A lot of platforming frustration is taken away by the fact you respawn to the last place you were standing if you ‘die’. Despite what some say, I’d argue this was a good thing as ‘punishing’ the player with harsh checkpoints has never made sense. Unfortunately, a lot of sections have you bouncing and gripping and powering around for long stretches of time without a ledge to stand on, so not being able to see a ring or know you were meant to turn right here can lead to some irritation. In fact, a lot of the times you die, it’s because the Prince jumped off a wall to his doom instead of running across it, or because Elika threw him in the wrong direction. This may be due to games platforming being overly automatic. More so than in Assassin’s Creed. Even the basic jump has a similar feel. The inconsistency of what falls you can survive and what jumps you can make leads to surprisingly linearity.

Zzzzzzz

You trudge through this darkness, pretty it all up and immediately leave to go into the next dark abyss. This is what most of the game looks like and Elika won't even let you kill yourself to escape it.

The lack of reward for the collectable light seeds is really bad design. Backtracking to get more on the rare occasions when you do need them was annoying as well.

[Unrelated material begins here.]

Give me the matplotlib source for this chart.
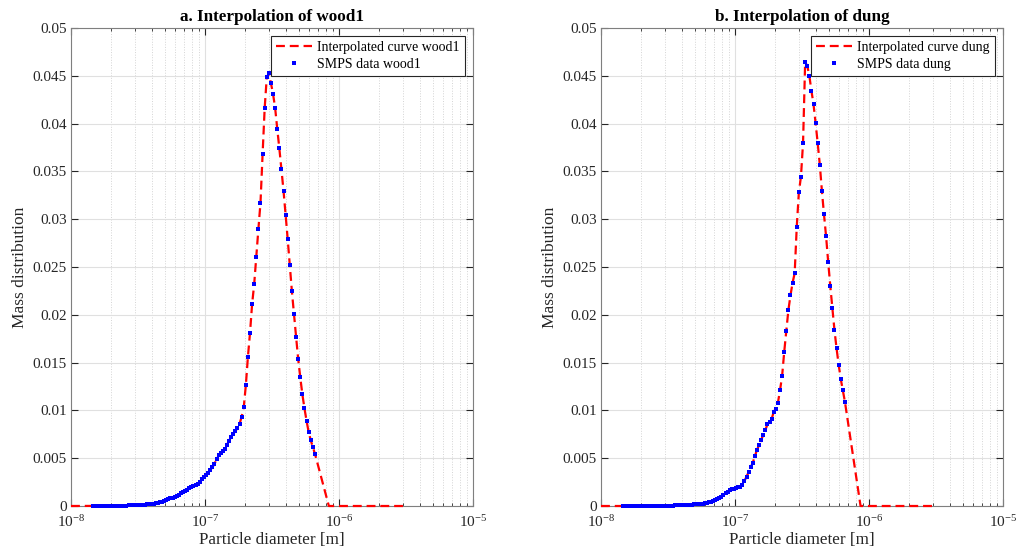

The combat gets extremely repetitive. All but the fights (except one of the bosses) come down to “hit them until they die”, a process that always takes far too long. This is compounded by the way you can’t die – if your health runs out, Elika saves you immediately and the boss regenerates some (sometimes a lot) of their health. The game tries to switch it up by having you hit them in a slightly different way – this just plain doesn’t work. The quick time events in the game are pretty much all defensive and not used brilliantly. You also have to wonder whose strange idea it was to make the acrobatic protagonist’s movement in combat seem as slow as the development of Duke Nukem Forever. Sorry, I exaggerate there.
The earliest and shortest fights can make you feel like a total badass, but unfortunately this does not continue for long.

The story…Well, this is an interesting one. There’s a dodgy not-too-detailed story about a war between light and dark. (Oh, the originality!) It’s passable. There’s one interesting twist. But what I did really like was the Prince and Elika’s relationship. The dialogue between them in entertaining and fairly comical. Despite the questionable American accents and how modern the Prince sounds, I found it worked quite well. Accents aside, the voice acting is good quality as well. The optional conversations are a really nice touch, but it would be nice if you could do your platforming while listening to them (or Elika’s descriptions of places, for that matter), it might have been a hassle to program any potential interruptions, but it would just be better.

Then on the other hand, the ending…It is excrement. The twist of the stupid knife is that the name of the ending achievement/trophy is “To be continued”.  (Spoiler comments on the story can be found at the bottom of the page for those who played the game, or those who will wisely skip the game)

It was exceptionally glitchy for me. I don’t know whether it was the disc, my PS3, the PS3 version or the game in general, but I had a ton of small glitches. Music stopping and starting. Light seeds hanging frozen in the air after collecting them. Platforms flashing in and out of sight. A couple of…Sort of, freezes.

The soundtrack features at least one really good track, the rest are fairly good but totally forgettable.

There are some nice touches noticeable at the beginning with animation or the change to echoed voices when you enter the temple…But there are more flaws in this regard. The Prince’s sword floating on his hip, his arm looking mutant when bent, the light/darkness is not so seamless near the end, etc.

Overall, it was a big disappointment. A lot like Assassin’s Creed. Maybe almost possibly worth renting or borrowing for the views and the early experience. But I couldn’t really recommend it.


It’s odd that there is no reason for this game to be called Prince of Persia.

But the major bone of contention is that what the “Prince” did in the ending was just corny and stupid on so many levels. The way it was out of player control was downright distressing. It would’ve been a much better ending had he wandered off alone leaving her at the altar, rather than going against everything her character was, everything the game had set up and undoing everything the player had accomplished. Maybe he could have just found his donkey instead.

And two sets of the same credits? Really?